Rows from a dataset of charts and code:
[start]

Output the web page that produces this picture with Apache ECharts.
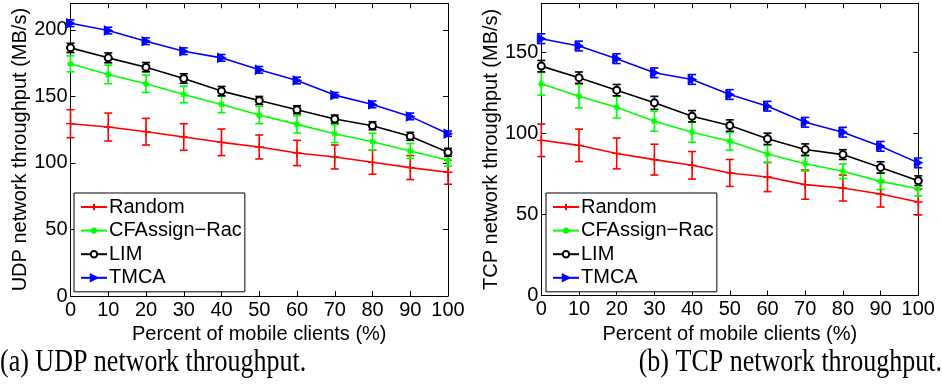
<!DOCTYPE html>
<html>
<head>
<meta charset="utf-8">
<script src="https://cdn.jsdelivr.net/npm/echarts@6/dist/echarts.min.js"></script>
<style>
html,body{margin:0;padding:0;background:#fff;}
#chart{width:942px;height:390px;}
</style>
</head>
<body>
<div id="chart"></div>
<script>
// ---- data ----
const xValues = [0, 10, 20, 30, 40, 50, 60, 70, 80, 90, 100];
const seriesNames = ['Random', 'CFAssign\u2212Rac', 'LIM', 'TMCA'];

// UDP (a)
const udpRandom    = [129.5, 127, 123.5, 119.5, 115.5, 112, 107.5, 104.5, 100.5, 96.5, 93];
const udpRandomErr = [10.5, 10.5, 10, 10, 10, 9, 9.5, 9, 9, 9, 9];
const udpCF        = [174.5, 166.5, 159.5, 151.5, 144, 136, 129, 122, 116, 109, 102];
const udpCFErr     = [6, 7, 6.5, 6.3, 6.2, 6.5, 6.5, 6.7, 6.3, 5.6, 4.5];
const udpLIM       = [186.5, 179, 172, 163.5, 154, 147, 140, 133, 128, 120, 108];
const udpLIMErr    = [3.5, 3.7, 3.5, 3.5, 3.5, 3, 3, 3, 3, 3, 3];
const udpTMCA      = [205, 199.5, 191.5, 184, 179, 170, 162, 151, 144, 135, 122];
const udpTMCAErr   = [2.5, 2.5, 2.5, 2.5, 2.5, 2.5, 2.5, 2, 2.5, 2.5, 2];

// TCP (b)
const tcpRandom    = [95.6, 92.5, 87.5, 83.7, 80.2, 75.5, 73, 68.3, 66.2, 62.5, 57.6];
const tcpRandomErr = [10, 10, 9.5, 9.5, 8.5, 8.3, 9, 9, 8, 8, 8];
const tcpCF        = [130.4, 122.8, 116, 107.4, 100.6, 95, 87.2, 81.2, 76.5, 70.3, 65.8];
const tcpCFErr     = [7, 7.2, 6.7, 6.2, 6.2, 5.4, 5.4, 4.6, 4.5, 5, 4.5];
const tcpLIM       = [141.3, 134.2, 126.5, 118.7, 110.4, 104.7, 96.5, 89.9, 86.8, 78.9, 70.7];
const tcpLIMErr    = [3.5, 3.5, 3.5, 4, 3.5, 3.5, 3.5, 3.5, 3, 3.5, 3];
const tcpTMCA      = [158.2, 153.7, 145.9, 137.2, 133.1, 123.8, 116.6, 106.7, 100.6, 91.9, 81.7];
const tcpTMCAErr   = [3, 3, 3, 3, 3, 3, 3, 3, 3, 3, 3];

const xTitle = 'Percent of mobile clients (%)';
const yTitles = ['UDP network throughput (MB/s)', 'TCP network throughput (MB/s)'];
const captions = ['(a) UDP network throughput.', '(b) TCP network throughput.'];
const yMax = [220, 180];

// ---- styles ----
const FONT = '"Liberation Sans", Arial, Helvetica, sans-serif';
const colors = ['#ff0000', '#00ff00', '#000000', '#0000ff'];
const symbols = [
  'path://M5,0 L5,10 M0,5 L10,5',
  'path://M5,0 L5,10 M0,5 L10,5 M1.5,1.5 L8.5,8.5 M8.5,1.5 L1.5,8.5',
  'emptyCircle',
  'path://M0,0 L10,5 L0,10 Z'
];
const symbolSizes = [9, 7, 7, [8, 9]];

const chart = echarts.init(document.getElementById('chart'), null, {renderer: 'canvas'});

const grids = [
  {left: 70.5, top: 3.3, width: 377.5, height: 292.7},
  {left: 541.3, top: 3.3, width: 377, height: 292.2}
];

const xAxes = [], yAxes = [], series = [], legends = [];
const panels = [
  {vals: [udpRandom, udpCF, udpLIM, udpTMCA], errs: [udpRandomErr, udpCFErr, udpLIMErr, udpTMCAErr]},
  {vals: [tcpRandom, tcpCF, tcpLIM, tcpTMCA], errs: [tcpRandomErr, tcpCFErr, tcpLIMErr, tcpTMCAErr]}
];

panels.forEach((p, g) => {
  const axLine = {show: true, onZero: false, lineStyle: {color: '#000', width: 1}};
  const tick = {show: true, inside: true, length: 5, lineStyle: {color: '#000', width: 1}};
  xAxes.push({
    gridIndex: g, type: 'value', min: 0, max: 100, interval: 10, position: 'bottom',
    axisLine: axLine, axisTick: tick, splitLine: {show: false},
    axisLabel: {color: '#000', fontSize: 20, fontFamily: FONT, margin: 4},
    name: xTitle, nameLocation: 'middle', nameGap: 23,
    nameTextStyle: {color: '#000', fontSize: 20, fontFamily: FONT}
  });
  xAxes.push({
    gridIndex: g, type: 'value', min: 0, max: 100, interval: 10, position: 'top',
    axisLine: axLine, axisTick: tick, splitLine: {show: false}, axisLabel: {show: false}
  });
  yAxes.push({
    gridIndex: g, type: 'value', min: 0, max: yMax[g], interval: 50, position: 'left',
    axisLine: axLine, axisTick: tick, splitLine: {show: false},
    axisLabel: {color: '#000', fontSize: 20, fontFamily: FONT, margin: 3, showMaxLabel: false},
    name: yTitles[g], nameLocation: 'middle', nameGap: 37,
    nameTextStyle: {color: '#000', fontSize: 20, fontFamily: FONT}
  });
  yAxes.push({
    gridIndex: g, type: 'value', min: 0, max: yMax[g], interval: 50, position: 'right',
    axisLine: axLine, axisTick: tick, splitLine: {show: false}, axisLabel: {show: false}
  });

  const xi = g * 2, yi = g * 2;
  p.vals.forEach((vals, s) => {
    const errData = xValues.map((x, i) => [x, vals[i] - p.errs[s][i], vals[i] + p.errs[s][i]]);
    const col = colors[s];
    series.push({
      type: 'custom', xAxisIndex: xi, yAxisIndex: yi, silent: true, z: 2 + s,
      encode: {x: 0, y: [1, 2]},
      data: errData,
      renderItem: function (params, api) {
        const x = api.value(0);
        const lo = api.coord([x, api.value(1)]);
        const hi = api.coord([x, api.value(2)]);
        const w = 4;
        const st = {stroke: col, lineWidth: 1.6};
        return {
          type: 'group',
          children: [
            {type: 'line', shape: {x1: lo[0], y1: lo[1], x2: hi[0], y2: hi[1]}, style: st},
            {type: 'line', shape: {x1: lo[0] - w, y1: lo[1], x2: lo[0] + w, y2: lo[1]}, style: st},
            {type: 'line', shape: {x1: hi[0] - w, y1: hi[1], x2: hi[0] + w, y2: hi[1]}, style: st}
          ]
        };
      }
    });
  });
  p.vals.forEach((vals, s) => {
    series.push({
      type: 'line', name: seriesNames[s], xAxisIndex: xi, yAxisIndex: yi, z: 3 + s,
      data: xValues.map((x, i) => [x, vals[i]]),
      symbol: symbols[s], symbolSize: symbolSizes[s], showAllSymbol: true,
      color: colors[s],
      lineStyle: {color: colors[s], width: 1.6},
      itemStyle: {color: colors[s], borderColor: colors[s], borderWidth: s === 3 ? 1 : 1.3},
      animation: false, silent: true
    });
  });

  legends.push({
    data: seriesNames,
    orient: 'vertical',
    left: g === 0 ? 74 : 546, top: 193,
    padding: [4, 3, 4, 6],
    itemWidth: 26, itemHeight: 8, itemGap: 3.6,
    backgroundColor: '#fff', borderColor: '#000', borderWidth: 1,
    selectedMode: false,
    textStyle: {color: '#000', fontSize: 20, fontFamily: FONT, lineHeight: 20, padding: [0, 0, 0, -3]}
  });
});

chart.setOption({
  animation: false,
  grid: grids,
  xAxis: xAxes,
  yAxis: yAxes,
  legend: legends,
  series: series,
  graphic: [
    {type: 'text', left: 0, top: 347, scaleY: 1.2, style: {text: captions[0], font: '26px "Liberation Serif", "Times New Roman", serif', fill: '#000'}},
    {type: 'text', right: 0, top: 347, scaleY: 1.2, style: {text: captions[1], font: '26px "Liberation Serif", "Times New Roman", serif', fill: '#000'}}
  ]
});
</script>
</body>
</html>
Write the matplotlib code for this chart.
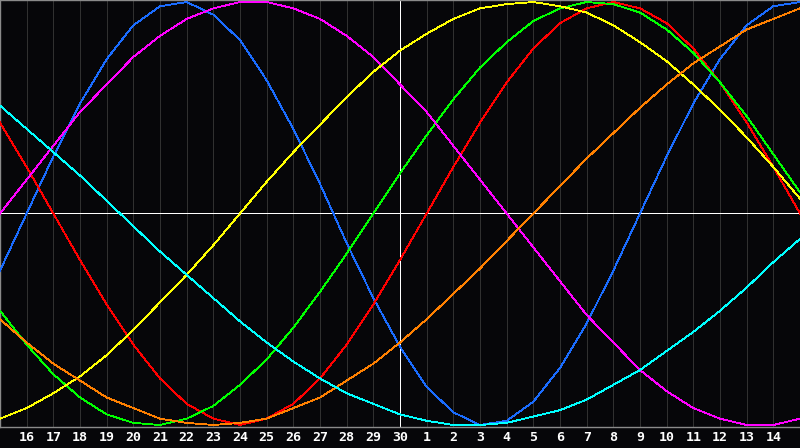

[end]

THE EXERCISE:
Stop after the line containing "['Random', 'CFAssign\u2212Rac', 'LIM', 'TMCA'];": copy the records exactly from the first line up to there, leaving pictures out.

REPLY:
Output the web page that produces this picture with Apache ECharts.
<!DOCTYPE html>
<html>
<head>
<meta charset="utf-8">
<script src="https://cdn.jsdelivr.net/npm/echarts@6/dist/echarts.min.js"></script>
<style>
html,body{margin:0;padding:0;background:#fff;}
#chart{width:942px;height:390px;}
</style>
</head>
<body>
<div id="chart"></div>
<script>
// ---- data ----
const xValues = [0, 10, 20, 30, 40, 50, 60, 70, 80, 90, 100];
const seriesNames = ['Random', 'CFAssign\u2212Rac', 'LIM', 'TMCA'];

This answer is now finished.